El tiempo fue pasando sin que se atreviera a preguntarle por Carmen ni a consultar a un abogado. Pero las llamadas seguían allí, sabía el número y las controlaba en la factura digital. Seguro que Eduardo de eso no se daba cuenta. La rabia fue carcomiendo día a día su corazón dolorido, sus ojos se volvieron ciegos y sus oídos sordos a cualquier cosa ajena a los movimientos de Eduardo: si salía o entraba; si dedicaba demasiado tiempo al deporte; si, aunque se duchase, la ropa sucia olía a sudor; qué libros leía; qué música escuchaba…

–Tenemos que hablar –le dijo Eduardo una tarde fría y lluviosa con gesto serio y temblor en las manos.

Marisa sintió una descarga eléctrica. ¿Iba a confesarle su infidelidad? ¿A pedirle perdón? ¿A abandonarla? En un momento cruzaron por su mente un montón de posibilidades. Se sentó dispuesta a escuchar a su marido y su confesión la dejó en schok: padecía una enfermedad incurable. No se lo había dicho antes para no hacerla sufrir, pero Carmen, su doctora, le había aconsejado no demorarlo más; el tiempo se agotaba.

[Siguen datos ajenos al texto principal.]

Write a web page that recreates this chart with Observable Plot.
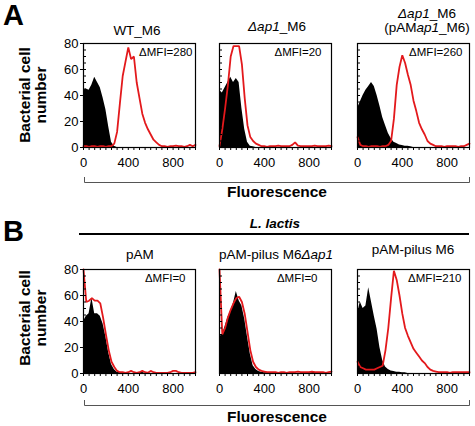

Marisa sintió un profundo alivio y la bola de angustia que tenía alojada en su garganta desde hacía tanto tiempo desapareció como se se hubiera diluido con la lluvia. Ser consciente de sus propios sentimientos la sorprendió y la turbó. No lo podía creer pero era así. Prefería ver a su marido muerto antes que en brazos de otra mujer.

Durante los días posteriores, sintiéndose la más mezquina de las personas, luchó por dar la vuelta a sus sentimiento sin conseguirlo. Ante la disyuntiva de una amante o una enfermedad, pese a la lógica de su cerebro, siempre se imponía su corazón como si estuviera dotado de vida propia.

La música la sacó de sus pensamientos. Las notas suaves y delicadas habían sido sustituidas por otras más fuertes que reconoció como La muerte de Isolda de Wagner.

Marisa no lo sabía, nunca lo sabría, pero la mujer que, con lágrimas en los ojos, estaba transmitiendo su dolor a las teclas del piano, era la amante de su marido desde hacía ya más de cinco años y su nombre era Carmen.